If you ever asked any African kid what they want to be in future, they will tell you that they want to be a pilot. Since Africans did not invent the 'iron bird' many of their kids wish they would just 'drive' them. Ask any African kid what they want to be: 'I wanna be a pilot', they will tell you. I, being in that clutter of African kids who think that because our forefathers did not invent the plane then we must fly it, am a disappointed man today. Twenty some odd years and still I have not found that plane for me to ride in. Four months ago, when my dream was still riding high in my head, I decided to check out a certain flying school in Nairobi. Of all the things they told me, all I remember was something to do with hours because they charge you according to the number of hours you defy gravity and a price tantamount to suicide. In other words, they told me that I needed around Ksh 1000000 to learn how you defy gravity and keep an iron bird in the air. I guess I was dazed for I remember them asking me what else they could help me with but when I arrived home I had a secret conversation with myself and I remember promising myself that that dream of ever flying should get out of my rather big head. I remember I also told myself that if God wanted man to fly he would have given him wings. It was very much absurd because as a kid, I always heard that pilots get paid so much. Now, if I had a million shillings in my pocket, I would consider myself so rich as not to want to get paid. I wonder a million times for every shilling in that million if anybody attends flying schools.

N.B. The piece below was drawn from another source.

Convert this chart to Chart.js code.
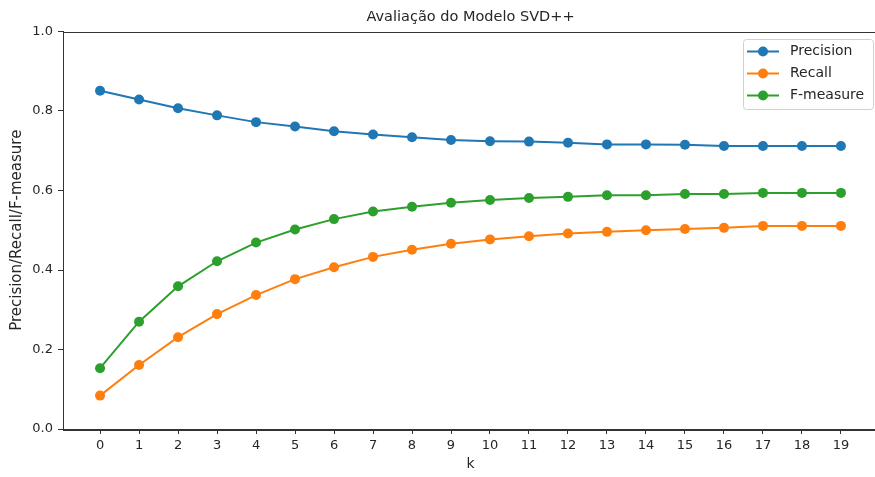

That I had done four months ago, while still doing my bachelors degree with education (B.Ed) English and Literature. I still wanted to be a pilot, you see? My B.Ed. is done and I have started doing what every graduate never wishes to do: hunting for jobs. I never went to the best universities. If you know something about fate – you can never run away from yours. Mama has high hopes in me getting a job; and not just any but a well paying one. I wish I could explain to her the saying that a university degree is not always an open sesame to a good job. As a matter of fact, in Africa, a university degree only gives you respect in your village. As for the job, you have to look for it, with or without the paper.

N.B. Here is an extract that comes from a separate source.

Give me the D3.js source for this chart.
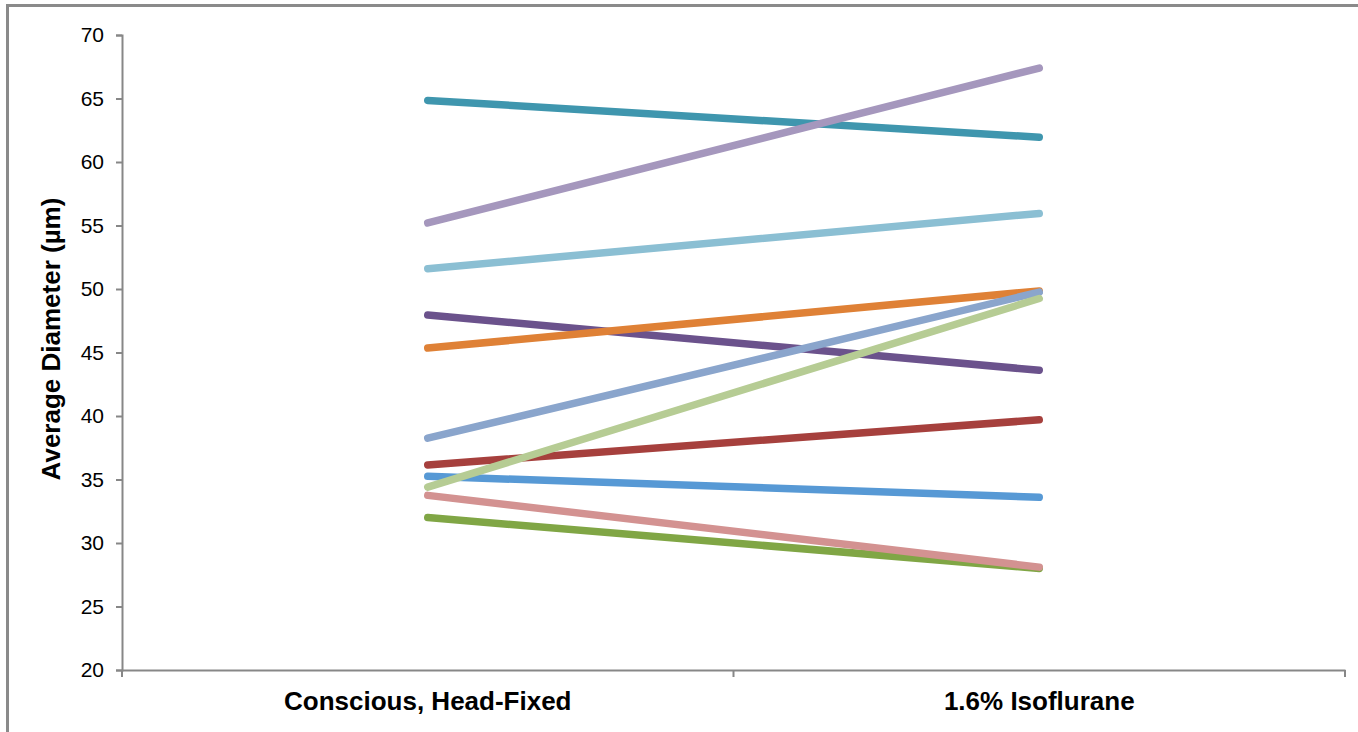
<!DOCTYPE html>
<html lang="en">
<head>
    <meta charset="UTF-8">
    <title>Average Diameter</title>
    <script src="https://d3js.org/d3.v7.min.js"></script>
    <style>
        body { margin: 0; background: #fff; font-family: "Liberation Sans", Arial, sans-serif; }
        .frame { position: absolute; left: 6px; top: 4px; width: 1400px; height: 800px; border-left: 3px solid #8a8a8a; border-top: 3px solid #8a8a8a; }
    </style>
</head>
<body>
    <div class="frame"></div>
    <div id="chart" style="position:absolute;left:0;top:0;"></div>
    <script>
        var categories = ["Conscious, Head-Fixed", "1.6% Isoflurane"];
        // one pair per vessel: [conscious, isoflurane]
        var vessels = ["teal", "lavender", "lightblue", "purple", "orange", "periwinkle", "red", "blue", "lightgreen", "green", "pink"];
        var conscious  = [64.85, 55.2, 51.6, 47.95, 45.35, 38.25, 36.15, 35.25, 34.4, 32.0, 33.75];
        var isoflurane = [61.95, 67.4, 55.95, 43.6, 49.85, 49.75, 39.7, 33.6, 49.25, 28.0, 28.1];
        var colors = ["#3f96ae", "#a597bd", "#8bbfd3", "#6b528c", "#df8136", "#8aa5cc", "#a6403d", "#5799d5", "#b6cc94", "#80a645", "#d39291"];
        var yTicks = [20, 25, 30, 35, 40, 45, 50, 55, 60, 65, 70];

        var width = 1358, height = 732;
        var margin = { top: 35, right: 13, bottom: 62, left: 122 };
        var font = "'Liberation Sans', Arial, sans-serif";

        var svg = d3.select("#chart").append("svg")
            .attr("width", width)
            .attr("height", height);

        var x = d3.scaleBand()
            .domain(categories)
            .range([margin.left, width - margin.right]);

        var y = d3.scaleLinear()
            .domain([20, 70])
            .range([height - margin.bottom, margin.top]);

        // y axis
        var yAxis = svg.append("g")
            .attr("transform", "translate(" + margin.left + ",0)")
            .call(d3.axisLeft(y).tickValues(yTicks).tickSize(6).tickPadding(12));
        yAxis.select(".domain").attr("stroke", "#878787").attr("stroke-width", 2);
        yAxis.selectAll(".tick line").attr("stroke", "#878787").attr("stroke-width", 2);
        yAxis.selectAll("text").attr("font-size", 21).attr("fill", "#000")
            .attr("font-family", font);

        // x axis, ticks between categories
        var xAxis = svg.append("g")
            .attr("transform", "translate(0," + (height - margin.bottom) + ")")
            .call(d3.axisBottom(x).tickSize(0).tickPadding(20));
        xAxis.select(".domain").attr("stroke", "#878787").attr("stroke-width", 2);
        xAxis.selectAll(".tick text")
            .attr("dy", null)
            .attr("y", 40)
            .attr("font-size", 26).attr("font-weight", "bold").attr("fill", "#000")
            .attr("font-family", font);
        var bounds = [x.range()[0]].concat(categories.map(function(c) { return x(c) + x.bandwidth(); }));
        xAxis.selectAll(".sep")
            .data(bounds)
            .enter().append("line")
            .attr("x1", function(d) { return d; })
            .attr("x2", function(d) { return d; })
            .attr("y1", 0)
            .attr("y2", 7)
            .attr("stroke", "#878787")
            .attr("stroke-width", 2);

        // y label
        svg.append("text")
            .attr("transform", "translate(60,339) rotate(-90)")
            .attr("text-anchor", "middle")
            .attr("font-size", 26)
            .attr("font-weight", "bold")
            .attr("font-family", font)
            .text("Average Diameter (µm)");

        var cx = function(c) { return x(c) + x.bandwidth() / 2; };
        var line = d3.line()
            .x(function(d) { return cx(d.cat); })
            .y(function(d) { return y(d.v); });

        var series = vessels.map(function(name, i) {
            return { name: name, color: colors[i], pts: [
                { cat: categories[0], v: conscious[i] },
                { cat: categories[1], v: isoflurane[i] }
            ] };
        });

        svg.selectAll(".vessel")
            .data(series)
            .enter().append("path")
            .attr("class", "vessel")
            .attr("fill", "none")
            .attr("stroke", function(d) { return d.color; })
            .attr("stroke-width", 7.5)
            .attr("stroke-linecap", "round")
            .attr("d", function(d) { return line(d.pts); });
    </script>
</body>
</html>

I hate to be so much of a disappointment but it seems I cannot help it. Today I went to my former high school, or rather to my high school and Mama expected me to come with a letter saying: 'Job available for you' or something but that is not what happened. I met the principal at the gate leaving and he looked at me as cold as he used to and then turned, without any interest in me whatsoever. I should have waved or smiled or slowed him down but remembering I was never his favourite I just did not. I proceeded to the staffroom, a place where in those days was as forbidden as that fruit of Eden, or even the Forbidden City of China. Many teachers smiled at me, those who remembered me, and I felt welcome. My English and Literature teacher looked so old that I barely recognised her, but she was still warm hearted. My physics teacher was still as crazy as he used to be, not crazy as in mad, but as in being funny. My chemistry teacher was just as calm as she was, only this time she was teaching math, as she told me. All in all I was welcome. They asked me where I was, like is the custom of all teachers to mind how their former students are doing. They were happy I had done college but when I mentioned the college, though they said nothing about it, they were a little disappointed. My college, which I am so proud of for making me who I am, or rather unleashing the dragon in me, is young and Africans are among the most conservative human beings in the world. They believe in Oxford, Harvard, U o Nairobi, Makerere. They believe that for you to really boast of having achieved a step in Maslow's hierarchy of needs, you had to do it in a certain way, the accepted way. My teachers were not really disappointed to a large extent but that is a thing I would never let Mama know: that I would miss a job because I never went to that established college. They say that experience is the best teacher and I will let it do the teaching. I am not cynical, I know I will get a way out but right now, I will continue to hunt for that job. Can you help me out?